An article worth reading in the Economist: Battles won, a war still lost:
At the last count by the United Nations, in 2003, land under coca in Colombia was down to 86,300 hectares (213,200 acres) from a peak of 163,300 hectares in 2000. In 2004, contractors working for the United States sprayed herbicide on 136,555 hectares of coca, a similar amount to the previous year. That points to a further decline in cocaine production last year, according to John Walters, who heads the United States Office of National Drug Control Policy (ONDCP).In 2004, almost 150 tonnes of cocaine were seized in the country, a third more than in 2003, while 1,900 cocaine labs were destroyed, 40% more than in 2002. Mr Uribe has extradited 166 Colombians to face drug charges — and probably a life behind bars — in the United States. They include Gilberto Rodrâguez Orejuela, who as head of the Cali drug mob ruled the trade a decade ago. American officials say that they have squeezed the drug revenues of the FARC guerrillas and their right-wing opponents, the AUC. “We’re moving in one direction. The bad guys are losing and the people in Colombia are winning,” says Mr Walters. Those who see it otherwise “want this thing to fail”.
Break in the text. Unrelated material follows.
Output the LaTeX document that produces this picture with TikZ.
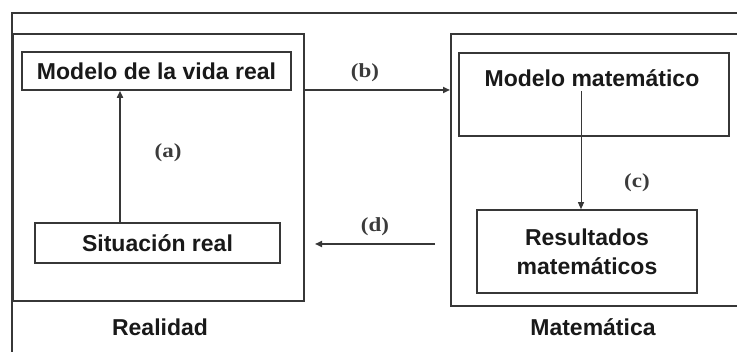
\documentclass[tikz,border=0pt]{standalone}
\usepackage{fontspec}
\setmainfont{Liberation Sans}
\newfontfamily\lblfont[FakeStretch=1.15]{Liberation Serif}
\usetikzlibrary{arrows.meta}
\definecolor{ln}{RGB}{55,55,55}
\definecolor{tx}{RGB}{25,25,25}
\begin{document}
\begin{tikzpicture}[x=1pt,y=-1pt,
  frame/.style={draw=ln,line width=1.6pt},
  box/.style={draw=ln,line width=1.6pt,inner sep=0pt,text=tx,font=\fontsize{23}{27}\selectfont\bfseries},
  txt/.style={inner sep=0pt,text=tx,font=\fontsize{23}{29}\selectfont\bfseries,align=center},
  lbl/.style={inner sep=0pt,text=tx!85,font=\fontsize{20}{22}\lblfont\bfseries},
  arr/.style={draw=ln,line width=1.6pt,-{Triangle[length=7pt,width=6pt]}}]
\useasboundingbox (0,0) rectangle (737,352);
\clip (0,0) rectangle (737,352);
% outer frame
\draw[frame] (12,13) rectangle (770,370);
% inner region boxes
\node[frame,minimum width=291pt,minimum height=267pt,anchor=north west] (real) at (12,33) {};
\node[frame,minimum width=320pt,minimum height=272pt,anchor=north west] (mate) at (450,33) {};
% boxes
\node[box,minimum width=269pt,minimum height=38pt] (mvr) at (156.5,71) {Modelo de la vida real};
\node[box,minimum width=245pt,minimum height=40pt] (sr) at (157.5,243) {Situación real};
\node[box,minimum width=270pt,minimum height=83pt,anchor=north] (mm) at (594,52) {};
\node[txt] (mmt) at (592,78) {Modelo matemático};
\node[box,minimum width=220pt,minimum height=83pt] (res) at (587,251.5) {};
\node[txt] (rest) at (587,252) {Resultados\\matemáticos};
% arrows
\draw[arr] (sr.north -| 120,0) -- (mvr.south -| 120,0);
\coordinate (bstart) at (303,90);
\draw[arr] (bstart) -- (mate.west |- bstart);
\coordinate (cstart) at (581,91);
\draw[draw=ln,line width=1pt,-{Triangle[length=7pt,width=6pt]}] (cstart) -- (res.north -| cstart);
\coordinate (dstart) at (435,244);
\coordinate (dend) at (315,244);
\draw[arr] (dstart) -- (dend);
% labels
\node[lbl] (la) at (168,153) {(a)};
\node[lbl] (lb) at (365,73) {(b)};
\node[lbl] (lc) at (637,183) {(c)};
\node[lbl] (ld) at (375,227) {(d)};
\node[txt] (realidad) at (160,327) {Realidad};
\node[txt] (matematica) at (593,327) {Matemática};
\end{tikzpicture}
\end{document}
Yet to many people across and beyond Latin America, the Andean drug trade seems as effective and dangerous as ever. The most telling evidence is the price of cocaine. According to the Washington Office on Latin America, an NGO, the ONDCP’s own figures, released to Congress but not yet to the public, show that in the United States a gram of cocaine wholesaled for $38 in 2003, down from $48 in 2000 and from $100 in 1986, with no fall in purity.
It’s really quite simple. It doesn’t work. In the past, I’ve compared eradication efforts there to this child’s game, and this cartoon fairly accurately depicts interdiction efforts.
Yet we continue to pour money down this black hole and help ruin the lives of Latin American citizens.